Personal information
- Full name: Guntur Bin Djafril
- Date of birth: 3 April 1985 (age 40)
- Place of birth: Singapore
- Height: 1.73 m (5 ft 8 in)
- Position(s): Striker

Team information
- Current team: Admiralty FC
- Number: 4

Youth career
- 2005: Paya Lebar Punggol FC
- 2006–2008: Geylang United

Senior career*
- Years: Team / Apps / (Gls)
- 2009: Singapore Armed Forces FC / 11 / (0)
- 2010–2012: Woodlands Wellington FC / 54 / (2)
- 2013: Admiralty FC / 1 / (1)
- 2018 -: Siglap FC

= Guntur Djafril =

Singaporean footballer

Guntur Djafril is a Singaporean professional soccer player who plays for Admiralty FC in the NFL Division 1, the second tier of football in Singapore. Before that he played for Woodlands Wellington FC in the S.League.
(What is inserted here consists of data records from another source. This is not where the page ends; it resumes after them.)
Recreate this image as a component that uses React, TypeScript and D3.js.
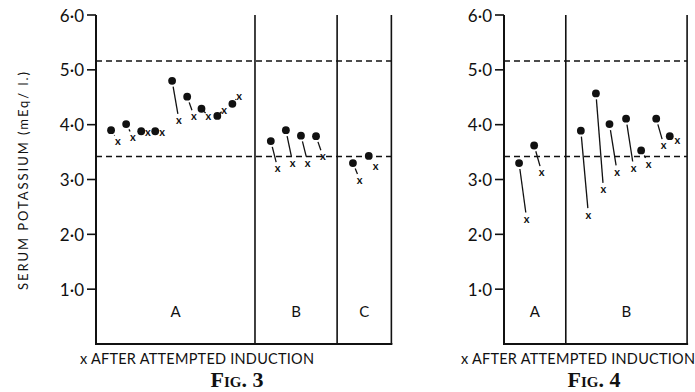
import * as d3 from 'd3';

// serum potassium, mEq/l.  (● before, x after attempted induction)
const Y_TICKS = [1, 2, 3, 4, 5, 6];
const Y_TICK_LABELS = ['1·0', '2·0', '3·0', '4·0', '5·0', '6·0'];
const NORMAL_LIMITS = [3.42, 5.16];

const FIG3_SLOTS = [1, 2, 3, 3.93, 5.05, 6.05, 7, 8.05, 9.05, 11.6, 12.6, 13.6, 14.6, 17.05, 18.1];
const FIG3_BEFORE = [3.9, 4.01, 3.88, 3.88, 4.8, 4.51, 4.29, 4.16, 4.38, 3.7, 3.9, 3.8, 3.79, 3.3, 3.43];
const FIG3_AFTER = [3.71, 3.78, 3.88, 3.88, 4.09, 4.16, 4.16, 4.28, 4.54, 3.21, 3.31, 3.31, 3.43, 3.0, 3.25];
const FIG3_BOUNDS = [0, 10.55, 16.0, 19.6];
const FIG3_PANELS = ['A', 'B', 'C'];

const FIG4_SLOTS = [1, 2, 5.1, 6.1, 7.0, 8.1, 9.1, 10.1, 11.0];
const FIG4_BEFORE = [3.3, 3.62, 3.89, 4.57, 4.01, 4.11, 3.53, 4.11, 3.79];
const FIG4_AFTER = [2.29, 3.14, 2.37, 2.83, 3.15, 3.22, 3.3, 3.63, 3.73];
const FIG4_BOUNDS = [0, 4.1, 12.15];
const FIG4_PANELS = ['A', 'B'];

const W = 695;
const H = 392;
const TOP = 15;
const BOTTOM = 344;
const UNIT = 15.07;
const INK = '#111';
const SANS = 'Lato, "Open Sans", sans-serif';

const yScale = d3.scaleLinear().domain([0, 6]).range([BOTTOM, TOP]);

interface FigProps {
  x0: number;
  slots: number[];
  before: number[];
  after: number[];
  bounds: number[];
  panels: string[];
  afterShift: number;
  legendX: number;
  title: string;
  titleX: number;
}

function Figure({ x0, slots, before, after, bounds, panels, afterShift, legendX, title, titleX }: FigProps) {
  const right = bounds[bounds.length - 1];
  const x = d3.scaleLinear().domain([0, right]).range([x0, x0 + right * UNIT]);

  return (
    <g>
      {/* normal range */}
      {NORMAL_LIMITS.map(v => (
        <line key={v} x1={x(0)} x2={x(right)} y1={yScale(v)} y2={yScale(v)}
          stroke={INK} strokeWidth={1.6} strokeDasharray="6,4" />
      ))}

      {/* panel dividers and frame */}
      {bounds.slice(1).map(b => (
        <line key={b} x1={x(b)} x2={x(b)} y1={yScale(6)} y2={yScale(0)} stroke={INK} strokeWidth={1.6} />
      ))}
      <line x1={x(0)} x2={x(0)} y1={yScale(6)} y2={yScale(0)} stroke={INK} strokeWidth={2} />
      <line x1={x(0) - 1} x2={x(right) + 1} y1={yScale(0)} y2={yScale(0)} stroke={INK} strokeWidth={2} />

      {Y_TICKS.map((t, i) => (
        <g key={t}>
          <line x1={x(0) - 9} x2={x(0)} y1={yScale(t)} y2={yScale(t)} stroke={INK} strokeWidth={1.6} />
          <text x={x(0) - 12} y={yScale(t)} textAnchor="end" dominantBaseline="central"
            fontFamily={SANS} fontSize={17} fill={INK}>{Y_TICK_LABELS[i]}</text>
        </g>
      ))}

      {panels.map((p, i) => (
        <text key={p} x={x((bounds[i] + bounds[i + 1]) / 2)} y={yScale(0.6)} textAnchor="middle"
          dominantBaseline="central" fontFamily={SANS} fontSize={15} fill={INK}>{p}</text>
      ))}

      {/* paired readings */}
      {slots.map((s, i) => {
        const bx = x(s);
        const by = yScale(before[i]);
        const ax = x(s + afterShift);
        const ay = yScale(after[i]);
        const dx = ax - bx;
        const dy = ay - by;
        const len = Math.hypot(dx, dy);
        const showLink = Math.abs(dy) > 5;
        return (
          <g key={i}>
            {showLink && (
              <line x1={bx + dx * 6 / len} y1={by + dy * 6 / len}
                x2={ax - dx * 6 / len} y2={ay - dy * 6 / len}
                stroke={INK} strokeWidth={1.3} />
            )}
            <circle cx={bx} cy={by} r={3.9} fill={INK} />
            <text x={ax} y={ay} textAnchor="middle" dominantBaseline="central"
              fontFamily={SANS} fontWeight={700} fontSize={11} fill={INK}>x</text>
          </g>
        );
      })}

      <text x={legendX} y={364} fontFamily={SANS} fontSize={14.5} fill={INK}
        textLength={234} lengthAdjust="spacing">x AFTER ATTEMPTED INDUCTION</text>
      <text x={titleX} y={387} textAnchor="middle" fontFamily='"Liberation Serif", serif'
        fontWeight={700} fontSize={22} fill={INK} style={{ fontVariant: 'small-caps' }}>{title}</text>
    </g>
  );
}

export default function App() {
  return (
    <div style={{ position: 'fixed', left: 0, top: 0 }}>
      <svg width={W} height={H} style={{ display: 'block', background: '#fff' }}>
        <text transform="translate(23,181) rotate(-90)" textAnchor="middle" dominantBaseline="central"
          fontFamily={SANS} fontSize={13} fill={INK} textLength={218} lengthAdjust="spacing">
          SERUM POTASSIUM  (mEq/ l.)
        </text>
        <Figure x0={96} slots={FIG3_SLOTS} before={FIG3_BEFORE} after={FIG3_AFTER}
          bounds={FIG3_BOUNDS} panels={FIG3_PANELS} afterShift={0.45}
          legendX={80} title="Fig. 3" titleX={237} />
        <Figure x0={504} slots={FIG4_SLOTS} before={FIG4_BEFORE} after={FIG4_AFTER}
          bounds={FIG4_BOUNDS} panels={FIG4_PANELS} afterShift={0.5}
          legendX={461} title="Fig. 4" titleX={594} />
      </svg>
    </div>
  );
}
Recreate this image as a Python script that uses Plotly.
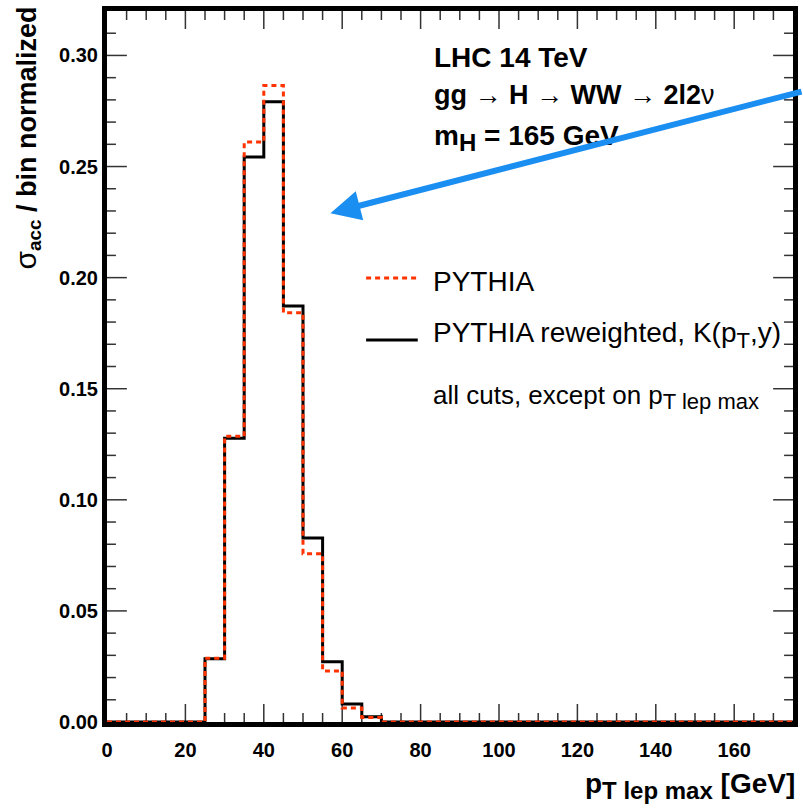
import plotly.graph_objects as go

# ---- data ----
bin_edges = [0, 5, 10, 15, 20, 25, 30, 35, 40, 45, 50, 55, 60, 65, 70, 75, 80, 85, 90,
             95, 100, 105, 110, 115, 120, 125, 130, 135, 140, 145, 150, 155, 160, 165, 170, 175]
pythia = [0, 0, 0, 0, 0,
          0.0287, 0.1286, 0.2610, 0.2865, 0.1842, 0.0757, 0.0230, 0.0063, 0.0020,
          0, 0, 0, 0, 0, 0, 0, 0, 0, 0, 0, 0, 0, 0, 0, 0, 0, 0, 0, 0, 0]
pythia_rw = [0, 0, 0, 0, 0,
             0.0285, 0.1277, 0.2543, 0.2792, 0.1872, 0.0828, 0.0271, 0.0081, 0.0024,
             0, 0, 0, 0, 0, 0, 0, 0, 0, 0, 0, 0, 0, 0, 0, 0, 0, 0, 0, 0, 0]
x_ticks = [0, 20, 40, 60, 80, 100, 120, 140, 160]
y_ticks = [0.00, 0.05, 0.10, 0.15, 0.20, 0.25, 0.30]
x_minor_step = 5
y_minor_step = 0.01
X_MAX, Y_MAX = 175, 0.32

RED = "#ff3300"
BLUE = "#1b8ef2"
FONT = "Liberation Sans"
TICK_COLOR = "#333"

W, H = 803, 809
ML, MR, MT, MB = 107, 5, 11, 87
PLOT_W, PLOT_H = W - ML - MR, H - MT - MB

# ---- inside tick marks on all four sides, as one line trace ----
def px_to_y(px):
    return px / PLOT_H * Y_MAX

def px_to_x(px):
    return px / PLOT_W * X_MAX

tx, ty = [], []
n_x = int(round(X_MAX / x_minor_step))
for i in range(1, n_x):
    v = i * x_minor_step
    ln = px_to_y(18 if any(abs(v - t) < 1e-9 for t in x_ticks) else 9)
    tx += [v, v, None, v, v, None]
    ty += [0, ln, None, Y_MAX, Y_MAX - ln, None]
n_y = int(round(Y_MAX / y_minor_step))
for i in range(1, n_y):
    v = round(i * y_minor_step, 4)
    ln = px_to_x(20 if any(abs(v - t) < 1e-9 for t in y_ticks) else 9)
    tx += [0, ln, None, X_MAX, X_MAX - ln, None]
    ty += [v, v, None, v, v, None]

fig = go.Figure()
fig.add_trace(go.Scatter(x=tx, y=ty, mode="lines", hoverinfo="skip",
                         line=dict(color=TICK_COLOR, width=1.5), connectgaps=False))
fig.add_trace(go.Scatter(x=bin_edges, y=pythia_rw + [pythia_rw[-1]], mode="lines",
                         line=dict(color="black", width=3, shape="hv"),
                         name="PYTHIA reweighted, K(p<sub>T</sub>,y)"))
fig.add_trace(go.Scatter(x=bin_edges, y=pythia + [pythia[-1]], mode="lines",
                         line=dict(color=RED, width=3, shape="hv", dash="5px,4px"),
                         name="PYTHIA"))

tickfont = dict(family=FONT, size=20, color="black", weight="bold")
fig.update_xaxes(range=[0, X_MAX], tickvals=x_ticks, ticks="",
                 showline=True, linewidth=5, linecolor="black", mirror=True,
                 layer="below traces", showgrid=False, zeroline=False,
                 tickfont=tickfont, ticklabelstandoff=6)
fig.update_yaxes(range=[0, Y_MAX], tickvals=y_ticks, tickformat=".2f", ticks="",
                 showline=True, linewidth=5, linecolor="black", mirror=True,
                 layer="below traces", showgrid=False, zeroline=False,
                 tickfont=tickfont, ticksuffix="   ")

# legend samples
shapes = [
    dict(type="line", xref="paper", yref="paper", x0=0.3777, x1=0.4530,
         y0=0.6245, y1=0.6245, line=dict(color=RED, width=3, dash="5px,4px")),
    dict(type="line", xref="paper", yref="paper", x0=0.3777, x1=0.4530,
         y0=0.5373, y1=0.5373, line=dict(color="black", width=3)),
]

ann = []
ann.append(dict(xref="paper", yref="paper", x=0, y=1, xanchor="center", yanchor="top",
                xshift=-80, yshift=6, textangle=-90, showarrow=False,
                text="<span style='font-size:30px'>σ</span><b><sub>acc</sub> / bin normalized</b>",
                font=dict(family=FONT, size=27, color="black")))
ann.append(dict(xref="paper", yref="paper", x=1, y=0, xanchor="right", yanchor="top",
                xshift=4, yshift=-44, showarrow=False,
                text="<b>p<sub><span style='font-size:24px'>T lep max</span></sub> [GeV]</b>",
                font=dict(family=FONT, size=28, color="black")))
ann.append(dict(xref="paper", yref="paper", x=0.4734, y=0.934, xanchor="left",
                yanchor="middle", showarrow=False, text="<b>LHC 14 TeV</b>",
                font=dict(family=FONT, size=28, color="black")))
ann.append(dict(xref="paper", yref="paper", x=0.4734, y=0.8825, xanchor="left",
                yanchor="middle", showarrow=False,
                text="<b>gg</b> → <b>H</b> → <b>WW</b> → <b>2l2</b>ν",
                font=dict(family=FONT, size=27, color="black")))
ann.append(dict(xref="paper", yref="paper", x=0.4734, y=0.822, xanchor="left",
                yanchor="middle", showarrow=False,
                text="<b>m<sub><span style='font-size:24px'>H</span></sub> = 165 GeV</b>",
                font=dict(family=FONT, size=28, color="black")))
ann.append(dict(xref="paper", yref="paper", x=0.4718, y=0.6196, xanchor="left",
                yanchor="middle", showarrow=False, text="PYTHIA",
                font=dict(family=FONT, size=28, color="black")))
ann.append(dict(xref="paper", yref="paper", x=0.4718, y=0.545, xanchor="left",
                yanchor="middle", showarrow=False,
                text="PYTHIA reweighted, K(p<sub><span style='font-size:22px'>T</span></sub>,y)",
                font=dict(family=FONT, size=28, color="black")))
ann.append(dict(xref="paper", yref="paper", x=0.4718, y=0.457, xanchor="left",
                yanchor="middle", showarrow=False,
                text="all cuts, except on p<sub><span style='font-size:22px'>T lep max</span></sub>",
                font=dict(family=FONT, size=26, color="black")))
ann.append(dict(xref="x", yref="y", x=57.0, y=0.2290, ax=480, ay=-122,
                axref="pixel", ayref="pixel", showarrow=True, text="",
                arrowhead=2, arrowsize=1, arrowwidth=6, arrowcolor=BLUE))

fig.update_layout(width=W, height=H, margin=dict(l=ML, r=MR, t=MT, b=MB),
                  plot_bgcolor="rgba(0,0,0,0)", paper_bgcolor="white",
                  showlegend=False, shapes=shapes, annotations=ann)

fig.write_html("out.html")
He played as a striker during his Prime League days but was deployed as a winger while playing for Woodlands Wellington FC.

==Club career==
Djafril has previously played for S.League clubs Geylang United, Paya Lebar Punggol FC (now known as Hougang United and SAFFC) before joining Woodlands Wellington in the 2010 S.League season. He was the Captain cum top scorer when the Geylang Utd Prime League team lifted the Prime League Trophy in 2006.

He made his debut in Asia's premier club competition, the AFC Champions League, as a second-half substitute in a group stage match against Kashima Antlers on 7 April 2009 while playing for SAFFC.

On 23 November 2012, it was announced by Woodlands Wellington that he would not be retained for the 2013 season.

===Club career statistics===

| Club Performance |  | League |  | Cup |  | League Cup |  | AFC Champions League |  | Total |  |  |  |  |
| Singapore |  | S.League |  | Singapore Cup |  | League Cup |  | AFC Champions League |  |
| Club | Season | Apps | Goals | Apps | Goals | Apps | Goals | Apps | Goals | Yellow card | Yellow card Yellow-red card | Red card | Apps | Goals |
| SAFFC | 2009 | 1 (10) | 0 | 0 | 0 | 0 | 0 | 0 (1) | 0 | 0 | 0 | 0 | 1 (11) | 0 |
| Woodlands Wellington | 2010 | 10 (14) | 0 | 1 | 0 | 0 (2) | 0 | - | - | 1 | 0 | 0 | 11 (16) | 0 |
| 2011 | 10 (1) | 1 | 0 | 0 | 1 | 0 | - | - | 3 | 0 | 0 | 11 (1) | 1 |
| 2012 | 17 (2) | 1 | 0 | 0 | 1 (1) | 0 | - | - | 1 | 0 | 0 | 18 (3) | 1 |

All numbers encased in brackets signify substitute appearances.